The profit margin of 22 percent for SABMiller trails Leuven, Belgium-based AB InBev, who boosted its margins by more than 2 percentage points to almost 28 percent in 2009, the year after its purchase of Anheuser-Busch, Bloomberg data show.
SABMiller is more likely to pursue a deal because it is less indebted than its competitors, according to Anthony Bucalo, an analyst at Credit Suisse Group AG in London, while rivals seeking acquisitions may be less interested in Foster’s.
SABMiller’s net debt to Ebitda ratio will drop to 1.6 this fiscal year and 1.1 in 2012, less than half the ratio of 2.5 in 2009, analysts’ estimates compiled by Bloomberg show. AB InBev will have net debt of 2.3 times Ebitda this year, while Heineken will have a ratio of 2, the data show.
Asahi Breweries Ltd. of Tokyo, which will “aggressively seek acquisitions and alliances” this year, isn’t interested in Foster’s because it’s too expensive, President Naoki Izumiya said this month at a news conference, according to the Age newspaper. Asahi may spend as much as 400 billion yen ($4.9 billion) to buy companies by 2012, Izumiya said Feb. 8.

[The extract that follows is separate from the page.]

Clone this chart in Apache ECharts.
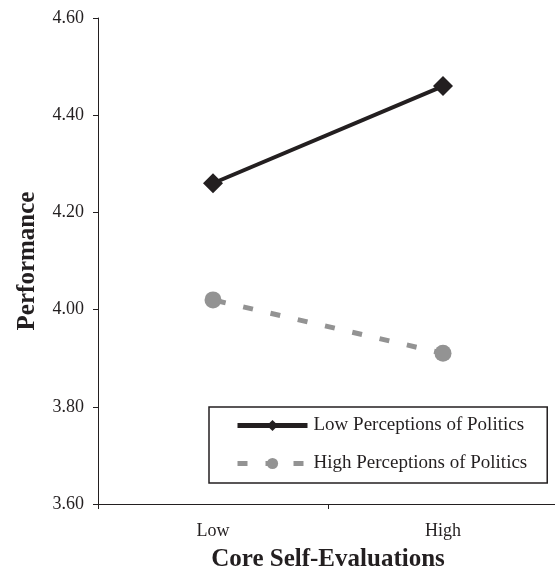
<!DOCTYPE html>
<html>
<head>
<meta charset="utf-8">
<script src="https://cdn.jsdelivr.net/npm/echarts@6/dist/echarts.min.js"></script>
<style>
  html, body { margin: 0; padding: 0; background: #fff; }
  #chart { width: 555px; height: 569px; }
</style>
</head>
<body>
<div id="chart"></div>
<script>
// values
const cseLevels = ['Low', 'High'];
const lowPolitics = [4.26, 4.46];
const highPolitics = [4.02, 3.91];
const seriesNames = ['Low Perceptions of Politics', 'High Perceptions of Politics'];

const serif = '"Liberation Serif", "Times New Roman", serif';
const ink = '#231f20';
const grey = '#939393';

const chart = echarts.init(document.getElementById('chart'));

const options = {
  animation: false,
  backgroundColor: '#fff',
  grid: { left: 98, top: 18, right: -3, bottom: 65, outerBoundsMode: 'none' },
  legend: {
    orient: 'vertical',
    left: 209,
    top: 407,
    padding: [9, 20, 10, 26],
    itemGap: 19,
    itemWidth: 70,
    itemHeight: 14,
    borderColor: ink,
    borderWidth: 1.5,
    backgroundColor: '#fff',
    textStyle: { fontFamily: serif, fontSize: 19, color: ink, padding: [0, 0, 0, 1] },
    data: [
      { name: seriesNames[0], lineStyle: { width: 5, color: ink }, itemStyle: { color: ink } },
      { name: seriesNames[1], lineStyle: { width: 5, color: grey, type: [10, 18], dashOffset: 0 }, itemStyle: { color: grey } }
    ]
  },
  xAxis: {
    type: 'category',
    data: cseLevels,
    boundaryGap: true,
    name: 'Core Self-Evaluations',
    nameLocation: 'middle',
    nameGap: 43,
    nameTextStyle: { fontFamily: serif, fontSize: 25, fontWeight: 'bold', color: ink },
    axisLine: { lineStyle: { color: ink, width: 1 } },
    axisTick: { show: true, length: 5, lineStyle: { color: ink } },
    axisLabel: { fontFamily: serif, fontSize: 18, color: ink, margin: 18 },
    splitLine: { show: false }
  },
  yAxis: {
    type: 'value',
    min: 3.6,
    max: 4.6,
    interval: 0.2,
    name: 'Performance',
    nameLocation: 'middle',
    nameGap: 58,
    nameTextStyle: { fontFamily: serif, fontSize: 25, fontWeight: 'bold', color: ink },
    axisLine: { show: true, lineStyle: { color: ink, width: 1 } },
    axisTick: { show: true, length: 5, lineStyle: { color: ink } },
    axisLabel: {
      fontFamily: serif, fontSize: 18, color: ink, margin: 14,
      formatter: (v) => v.toFixed(2)
    },
    splitLine: { show: false }
  },
  series: [
    {
      name: seriesNames[0],
      type: 'line',
      data: lowPolitics,
      symbol: 'diamond',
      symbolSize: 20,
      itemStyle: { color: ink },
      lineStyle: { color: ink, width: 4 }
    },
    {
      name: seriesNames[1],
      type: 'line',
      data: highPolitics,
      symbol: 'circle',
      symbolSize: 17,
      itemStyle: { color: grey },
      lineStyle: { color: grey, width: 5, type: [10, 18], dashOffset: 25 }
    }
  ]
};

chart.setOption(options);
</script>
</body>
</html>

SABMiller wants to “take over the world, don’t they?” said Andy Ford, an analyst at MF Global in London. “They’ll end up doing it especially if there aren’t that many people looking at it as they’d get it for a good price,” he said, referring to a purchase of Foster’s.
Elsewhere in mergers and acquisitions, Enterprise Products Partners LP, the biggest U.S. pipeline partnership, offered to reacquire former subsidiary Duncan Energy Partners LP in an all- stock deal that values the company at $2.41 billion.
Duncan Energy holders would get 0.9545 unit of Enterprise for each unit they own, under the proposal made to the board of Duncan Energy’s general partner, the Houston-based companies said yesterday in separate statements.
Valero Energy Corp., the largest U.S. oil refiner, is in talks to buy San Ramon, California-based Chevron Corp.’s U.K. refinery for $1 billion to $1.5 billion, according to two people with knowledge of the matter. An agreement may be reached as soon as next month, said one of the people, who declined to be identified because the discussions are private.
Chevron has been seeking a buyer for the Pembroke refinery in Wales, its only remaining European plant, for almost a year. It’s unclear whether there are other bidders for the asset besides San Antonio-based Valero, and talks could still break down, the people said.
There have been 3,451 deals announced globally this year, totaling $333.3 billion, a 34 percent increase from the $248.5 billion in the same period in 2010, according to data compiled by Bloomberg.